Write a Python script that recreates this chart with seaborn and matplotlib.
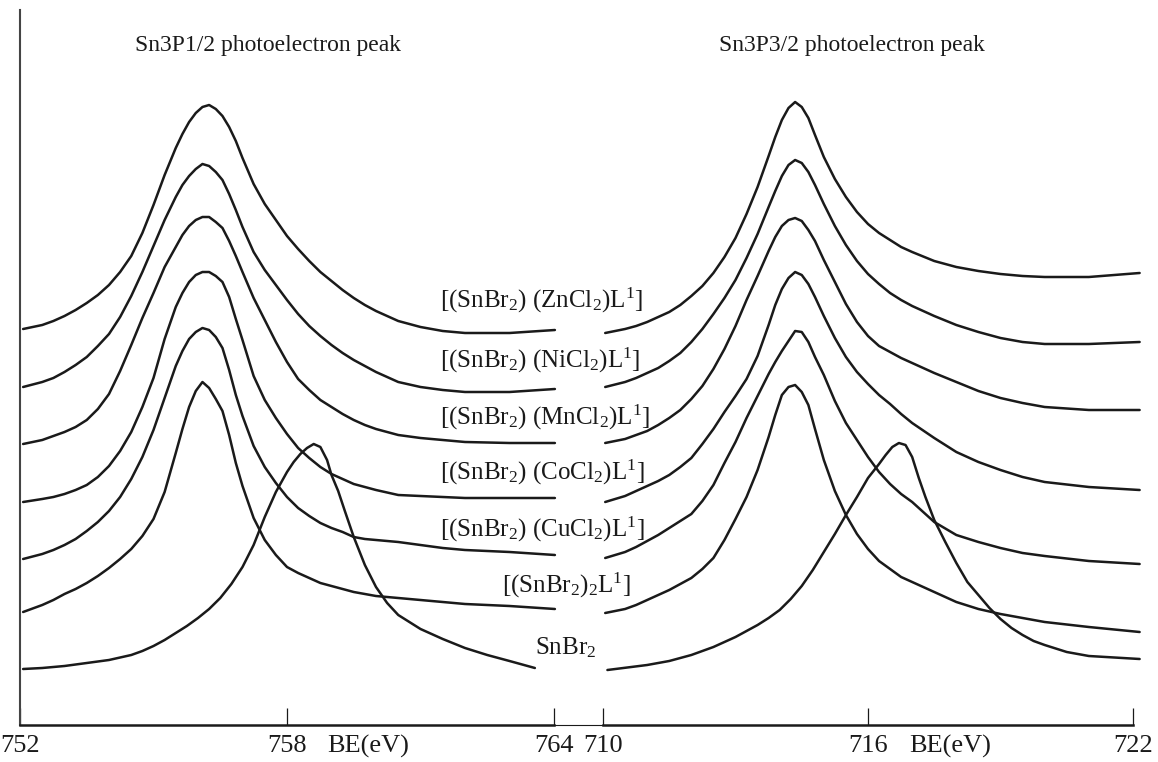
import pandas as pd
import seaborn as sns
import matplotlib.pyplot as plt
from matplotlib import transforms

# Sn 3p XPS spectra (intensity in a.u.), left panel = Sn3P1/2, right panel = Sn3P3/2
names = ["ZnCl2", "NiCl2", "MnCl2", "CoCl2", "CuCl2", "(SnBr2)2L", "SnBr2"]
labels = [r"[(SnBr$_2$) (ZnCl$_2$)L$^1$]",
          r"[(SnBr$_2$) (NiCl$_2$)L$^1$]",
          r"[(SnBr$_2$) (MnCl$_2$)L$^1$]",
          r"[(SnBr$_2$) (CoCl$_2$)L$^1$]",
          r"[(SnBr$_2$) (CuCl$_2$)L$^1$]",
          r"[(SnBr$_2$)$_2$L$^1$]",
          r"SnBr$_2$"]

# ---- Sn3P1/2 ----
be_p12 = [752.07, 752.5, 752.75, 753, 753.25, 753.5, 753.75, 754, 754.25, 754.5, 754.75, 755,
          755.25, 755.5, 755.65, 755.8, 755.95, 756.1, 756.25, 756.4, 756.55, 756.7, 756.85,
          757, 757.25, 757.5, 757.75, 758, 758.25, 758.5, 758.75, 759, 759.25, 759.5, 759.75,
          760, 760.5, 761, 761.5, 762, 763, 764.02]
zncl2_p12 = [396, 400, 404, 409, 415, 422, 430, 440, 453, 469, 492, 520, 550, 577, 591, 603, 612,
             618, 620, 616, 609, 598, 584, 567, 541, 521, 505, 489, 476, 464, 453, 444, 435,
             427, 420, 414, 404, 398, 394, 392, 392, 395]
nicl2_p12 = [338, 343, 347, 353, 360, 368, 379, 391, 408, 429, 453, 479, 505, 528, 540, 549, 556,
             561, 559, 553, 545, 531, 515, 498, 473, 455, 440, 425, 411, 399, 389, 380, 372,
             365, 359, 353, 343, 338, 335, 333, 333, 336]
mncl2_p12 = [281, 285, 289, 293, 298, 305, 316, 331, 354, 380, 407, 432, 458, 478, 490, 499, 505,
             508, 508, 503, 497, 484, 469, 453, 427, 405, 383, 363, 346, 335, 325, 318, 311,
             305, 300, 296, 290, 287, 285, 283, 282, 282]
cocl2_p12 = [223, 226, 228, 231, 235, 240, 248, 259, 274, 293, 318, 347, 386, 418, 432, 443, 450,
             453, 453, 449, 443, 428, 406, 385, 349, 325, 307, 291, 277, 267, 258, 251, 246,
             241, 238, 235, 230, 229, 228, 227, 227, 227]
cucl2_p12 = [166, 171, 175, 180, 186, 194, 203, 214, 228, 246, 268, 295, 327, 359, 374, 386, 393,
             397, 395, 388, 377, 355, 330, 309, 279, 258, 242, 228, 217, 209, 202, 197, 193,
             188, 186, 185, 183, 180, 177, 175, 173, 170]
sn2l_p12 = [113, 120, 125, 131, 136, 142, 149, 157, 166, 176, 189, 206, 233, 272, 296, 318, 334,
            343, 337, 326, 314, 290, 262, 239, 207, 185, 170, 158, 152, 147, 142, 139, 136,
            133, 131, 129, 127, 125, 123, 121, 119, 116]
be_snbr2_p12 = [752.07, 752.5, 753, 753.5, 754, 754.5, 754.75, 755, 755.25, 755.5, 755.75, 756,
                756.25, 756.5, 756.75, 757, 757.25, 757.5, 757.75, 758, 758.15, 758.3, 758.45,
                758.6, 758.75, 758.9, 759, 759.15, 759.3, 759.5, 759.75, 760, 760.25, 760.5,
                761, 761.5, 762, 762.5, 763, 763.57]
snbr2_p12 = [56, 57, 59, 62, 65, 70, 74, 79, 85, 92, 99, 107, 116, 127, 141, 158, 180, 208, 233,
             253, 263, 271, 277, 281, 278, 265, 250, 234, 214, 188, 160, 138, 122, 110, 96, 86,
             77, 70, 64, 57]

# ---- Sn3P3/2 ----
be_p32 = [710.05, 710.5, 710.75, 711, 711.25, 711.5, 711.75, 712, 712.25, 712.5, 712.75, 713,
          713.25, 713.5, 713.75, 713.9, 714.05, 714.2, 714.35, 714.5, 714.65, 714.8, 715,
          715.25, 715.5, 715.75, 716, 716.25, 716.5, 716.75, 717, 717.5, 718, 718.5, 719,
          719.5, 720, 721, 722.15]
zncl2_p32 = [392, 396, 399, 403, 408, 413, 420, 429, 439, 452, 468, 487, 511, 538, 569, 588, 605,
             617, 623, 618, 607, 590, 568, 546, 528, 513, 501, 492, 485, 478, 473, 464, 458,
             454, 451, 449, 448, 448, 452]
nicl2_p32 = [338, 343, 347, 352, 357, 364, 372, 383, 396, 411, 427, 445, 467, 491, 518, 534, 549,
             560, 565, 562, 553, 540, 521, 499, 480, 464, 451, 441, 432, 425, 419, 409, 400,
             393, 387, 383, 381, 381, 383]
mncl2_p32 = [282, 286, 290, 294, 300, 307, 315, 326, 339, 356, 376, 399, 425, 449, 474, 488, 499,
             505, 507, 504, 495, 484, 465, 443, 421, 403, 389, 379, 373, 367, 362, 352, 343,
             334, 327, 322, 318, 315, 315]
cocl2_p32 = [223, 229, 234, 239, 244, 250, 258, 267, 281, 296, 313, 329, 346, 369, 400, 420, 436,
             447, 453, 450, 441, 428, 409, 387, 368, 353, 341, 330, 321, 311, 302, 287, 273,
             263, 255, 248, 243, 238, 235]
cucl2_p32 = [167, 173, 178, 184, 190, 197, 204, 211, 224, 240, 262, 283, 307, 329, 351, 363, 374,
             384, 394, 393, 383, 368, 350, 324, 302, 285, 268, 253, 241, 231, 223, 203, 190,
             183, 177, 172, 169, 164, 161]
sn2l_p32 = [112, 116, 120, 125, 130, 135, 141, 147, 156, 167, 185, 206, 228, 255, 288, 310, 330,
            338, 340, 333, 320, 296, 265, 234, 210, 191, 176, 164, 156, 148, 143, 133, 123,
            116, 111, 107, 103, 98, 93]
be_snbr2_p32 = [710.1, 711, 711.5, 712, 712.5, 713, 713.25, 713.5, 713.75, 714, 714.25, 714.5,
                714.75, 715, 715.25, 715.5, 715.75, 716, 716.25, 716.4, 716.55, 716.7, 716.85,
                717, 717.15, 717.3, 717.5, 717.75, 718, 718.25, 718.5, 718.75, 719, 719.25,
                719.5, 719.75, 720, 720.5, 721, 722.15]
snbr2_p32 = [55, 60, 64, 70, 78, 88, 94, 100, 107, 115, 126, 139, 155, 173, 191, 210, 228, 247,
             261, 270, 278, 282, 280, 268, 247, 228, 205, 183, 162, 143, 130, 117, 106, 97, 90,
             84, 80, 73, 69, 66]


def long_frame(be, series, be_last, last):
    parts = [pd.DataFrame({"be": be, "intensity": s, "sample": n})
             for n, s in zip(names[:-1], series)]
    parts.append(pd.DataFrame({"be": be_last, "intensity": last, "sample": names[-1]}))
    return pd.concat(parts, ignore_index=True)


df_l = long_frame(be_p12, [zncl2_p12, nicl2_p12, mncl2_p12, cocl2_p12, cucl2_p12, sn2l_p12],
                  be_snbr2_p12, snbr2_p12)
df_r = long_frame(be_p32, [zncl2_p32, nicl2_p32, mncl2_p32, cocl2_p32, cucl2_p32, sn2l_p32],
                  be_snbr2_p32, snbr2_p32)

sns.set_style("white")
plt.rcParams["font.family"] = ["Liberation Serif", "DejaVu Serif"]
plt.rcParams["mathtext.fontset"] = "custom"
plt.rcParams["mathtext.rm"] = "Liberation Serif"
plt.rcParams["mathtext.it"] = "Liberation Serif"

ink = "#1a1a1a"
fig = plt.figure(figsize=(11.58, 7.62), dpi=100)
ax_l = fig.add_axes([20 / 1158, 37 / 762, 534 / 1158, 715 / 762])
ax_r = fig.add_axes([603 / 1158, 37 / 762, 530 / 1158, 715 / 762])

for ax, df, lim, ticks in [(ax_l, df_l, (752, 764), [752, 758, 764]),
                           (ax_r, df_r, (710, 722), [710, 716, 722])]:
    sns.lineplot(data=df, x="be", y="intensity", units="sample", estimator=None, sort=False,
                 color=ink, lw=1.8, ax=ax, legend=False)
    for ln in ax.lines:
        ln.set_clip_on(False)
        ln.set_solid_joinstyle("round")
    ax.patch.set_visible(False)
    ax.set_xlim(*lim)
    ax.set_ylim(0, 715)
    ax.set_xticks(ticks)
    ax.set_yticks([])
    ax.set_xlabel("")
    ax.set_ylabel("")
    ax.tick_params(axis="x", direction="in", length=12, width=0.9, pad=7, labelsize=19,
                   colors=ink, bottom=True)
    for side in ["top", "right", "left"]:
        ax.spines[side].set_visible(False)
    ax.spines["bottom"].set_linewidth(1.8)
    ax.spines["bottom"].set_color(ink)

ax_l.spines["left"].set_visible(True)
ax_l.spines["left"].set_linewidth(1.5)
ax_l.spines["left"].set_color("#444444")

# thin bridge of the broken axis
ax_l.plot([1, 583 / 534], [0, 0], transform=ax_l.transAxes, clip_on=False, color=ink, lw=0.8)

# axis unit labels next to the middle ticks
for ax, x in [(ax_l, 758.9), (ax_r, 716.93)]:
    tr = transforms.blended_transform_factory(ax.transData, ax.transAxes)
    ax.text(x, -0.0135, "BE(eV)", transform=tr, ha="left", va="top", fontsize=19, color=ink)

ax_l.text(757.57, 680, "Sn3P1/2 photoelectron peak", ha="center", va="center", fontsize=17, color=ink)
ax_r.text(715.64, 680, "Sn3P3/2 photoelectron peak", ha="center", va="center", fontsize=17, color=ink)

# sample labels between the two panels
label_y = [425, 365, 308, 253, 196, 140, 77]
for i, (txt, y) in enumerate(zip(labels, label_y)):
    if i < 5:
        ax_l.text(761.44, y, txt, ha="left", va="center", fontsize=18, color=ink)
    else:
        ax_l.text(764.27, y, txt, ha="center", va="center", fontsize=18, color=ink)

fig.savefig("out.png", dpi=100)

- Task
Write out an exact copy of the listing, first line through the line containing "from matplotlib import transforms", with the pictures left out.

- Final result
Write a Python script that recreates this chart with seaborn and matplotlib.
import pandas as pd
import seaborn as sns
import matplotlib.pyplot as plt
from matplotlib import transforms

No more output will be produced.